From a shell script, how can I check whether a MySQL database exists?

Question

mysqladmin -uroot create foo returns an exit status of 1 if foo exists, and 0 otherwise, but of course it will also create the database if it doesn't already exist. Is there some easy way to simply check whether a database exists?

Answer 1

mysql -e "SHOW DATABASES LIKE 'foo'" should help you.

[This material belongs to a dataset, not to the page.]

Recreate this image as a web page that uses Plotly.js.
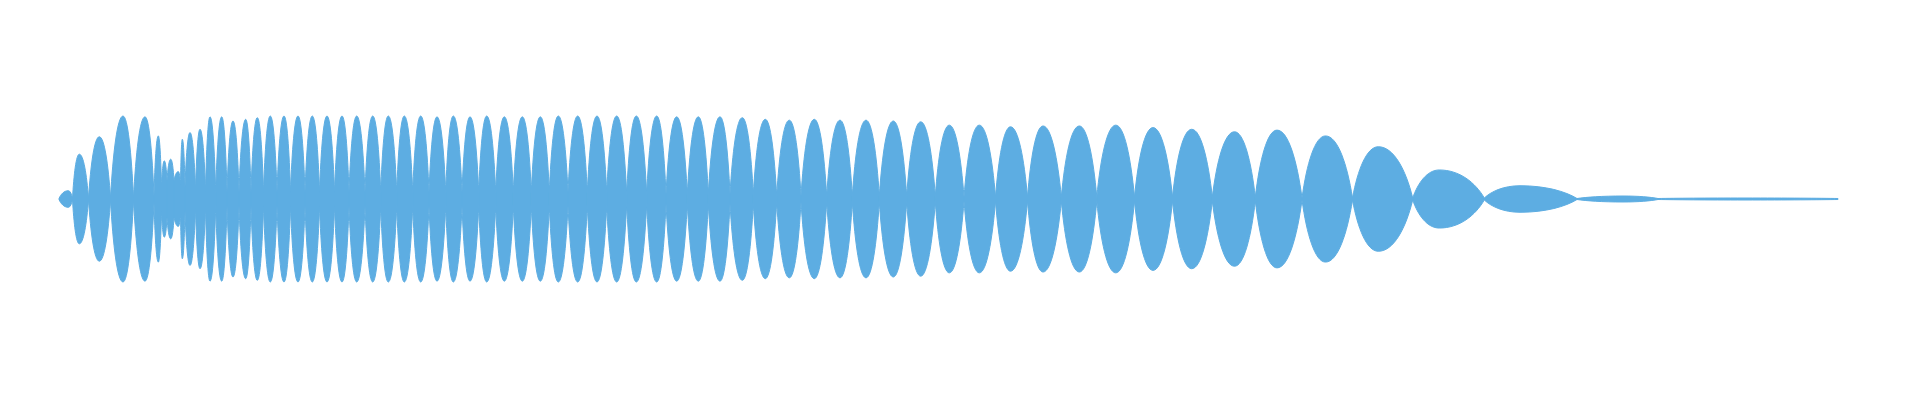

http://dev.mysql.com/doc/refman/5.1/en/show-databases.html

Answer 2

Databases in MySQL are folders in the filesystem. That make it damn easy to find whether a database exists:

test -d "/var/lib/mysql/databasename"

In this case, /var/lib is the datadir of MySQL. The nice thing about this snippet is that it won't need a MySQL daemon running, neither does it need credentials. Of course the user running the command must be allowed to descend into that directory.

Answer 3

A bit hacky, but this will print 1 if foo does not exist, 0 otherwise:

mysqlshow -u root foo 2>&1 >/dev/null | awk ' { print /Unknown database/ }'

Answer 4

From http://www.jbmurphy.com/2011/02/08/quick-check-if-a-mysql-database-exists/ this is more akin to what I wanted:

$DBNAME="dblookingfor" DBEXISTS=$(mysql --batch --skip-column-names -e "SHOW DATABASES LIKE '"$DBNAME"';" | grep "$DBNAME" > /dev/null; echo "$?") if [ $DBEXISTS -eq 0 ];then echo "A database with the name $DBNAME already exists. exiting" exit; fi

Answer 5

I realize this was answered a long time ago, but it seems much cleaner to me to do this:

mysql -u root -e 'use mydbname'

If the database exists, this will produce no output and exit with returncode == 0.

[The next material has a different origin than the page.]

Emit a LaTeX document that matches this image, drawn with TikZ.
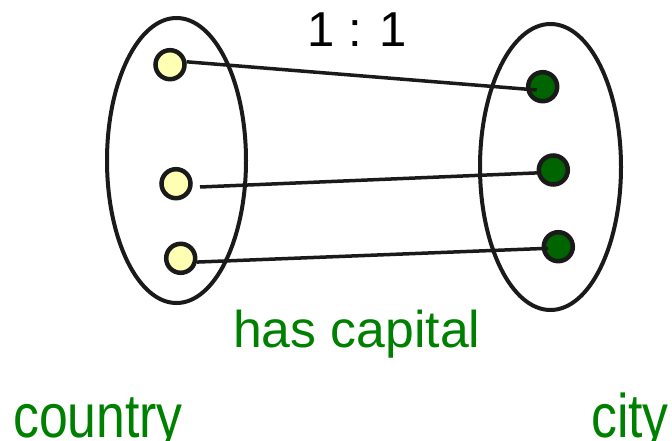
\documentclass[tikz,border=0pt]{standalone}
\usepackage{fontspec}
\setmainfont{Liberation Sans}
\usetikzlibrary{shapes.geometric,calc}
\definecolor{txtgreen}{HTML}{008000}
\definecolor{dotgreen}{HTML}{006400}
\definecolor{dotyellow}{HTML}{FFFFB4}
\definecolor{ink}{HTML}{1A1A1A}
\tikzset{
  setbox/.style={draw=ink, line width=4pt, ellipse, inner sep=0pt},
  ydot/.style={draw=ink, fill=dotyellow, circle, line width=4.5pt, minimum size=29pt, inner sep=0pt},
  gdot/.style={draw=ink, fill=dotgreen, circle, line width=4.5pt, minimum size=29pt, inner sep=0pt},
  link/.style={draw=ink, line width=3.5pt},
  lbl/.style={inner sep=0pt, anchor=base west, text=txtgreen},
}
\begin{document}
\begin{tikzpicture}[x=1pt,y=-1pt]
\useasboundingbox (0,0) rectangle (672,441);
\clip (0,0) rectangle (672,441);
\node[setbox, minimum width=139pt, minimum height=285pt] (L) at (176.5,160.5) {};
\node[setbox, minimum width=141pt, minimum height=286pt] (R) at (550.5,167) {};
\node[ydot] (y1) at (170,64.7) {};
\node[ydot] (y2) at (176,183.7) {};
\node[ydot] (y3) at (180.7,258.3) {};
\node[gdot] (g1) at (542.7,86.7) {};
\node[gdot] (g2) at (553.3,170) {};
\node[gdot] (g3) at (558.3,246.7) {};
\coordinate (e1) at ($(g1.center)+(-6,3.3)$);
\coordinate (s2) at ($(y2.center)+(24,3.3)$);
\coordinate (e3) at ($(g3.center)+(-10.3,1.6)$);
\draw[link] (y1.10) -- (e1);
\draw[link] (s2) -- (g2.190);
\draw[link] (y3.-13) -- (e3);
\node[lbl, text=black] (ratio) at (307,47) {\fontsize{49pt}{49pt}\selectfont 1 : 1};
\node[lbl] (rel) at (233,347) {\fontsize{51.7pt}{52pt}\selectfont has capital};
\node[lbl] (e1lbl) at (13,437) {\scalebox{0.84}[1]{\fontsize{61.6pt}{62pt}\selectfont country}};
\node[lbl] (e2lbl) at (591,437) {\scalebox{0.84}[1]{\fontsize{61.6pt}{62pt}\selectfont city}};
\end{tikzpicture}
\end{document}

If the database does not exist, this will produce an error message on stderr and exit with returncode == 1. So you'd do something like this:

if ! mysql -u root -e 'use mydbname'; then
  ...do stuff to create database...
fi

This operates nicely with shell scripts, doesn't require any processing of the output, and doesn't rely on having local filesystem access.